After leaving Akko, we continued north to the town if Rosh Hanikra on the border of Lebanon. In Rosh Hanikra we took a cable car down a cliff to visit the caves created from the waves of the Mediterranean crashing against the cliffs. You can also see the railroad tunnel built by the British but never opened after Israel took control of the land in the 40's. After a late lunch we headed back to Haifa where we hit the worst traffic either Colleen and I had ever seen.

In Haifa, we headed to the German Colony for a drink before doing at the falafel shop described by one patron on Trip Advisor as the best in the world. It was definitely delicious but I'll be to try a few more before I weigh in.

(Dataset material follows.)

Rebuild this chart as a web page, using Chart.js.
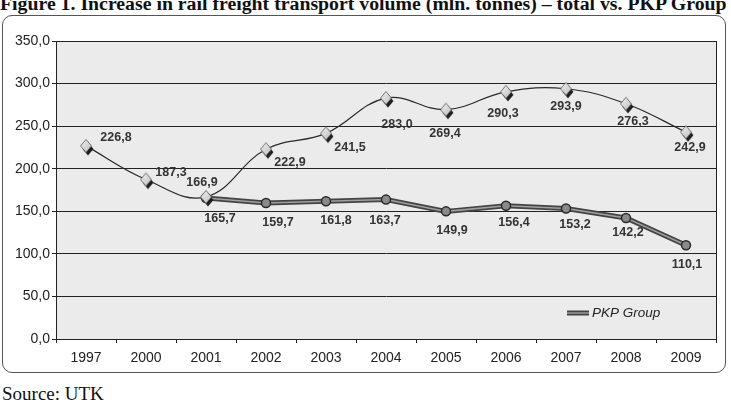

On our second day, we decided to start our pilgrimage to some of the holy sights of Israel with our first stop in Nazareth. Nazareth is not the small village that one would expect but rather the largest Arab city in Israel. This turned out to be good for us since it was the Shabbat. After visiting the Church of the Annunciation we followed the Jesus trail to the Church of Jesus the Adolescent at which point I decided that Jesus must have had quads of steel under his robes climbing up and down the steps in Nazareth during his youth.

After Nazareth we made a quick stop at the Sea of Galilee. The spot where Jesus walked on water has been turned into a boardwalk complete with a McDonald's and tacky tourist spots. Needles to say, we didn't stay long and instead headed to the car to drive to Jerusalem.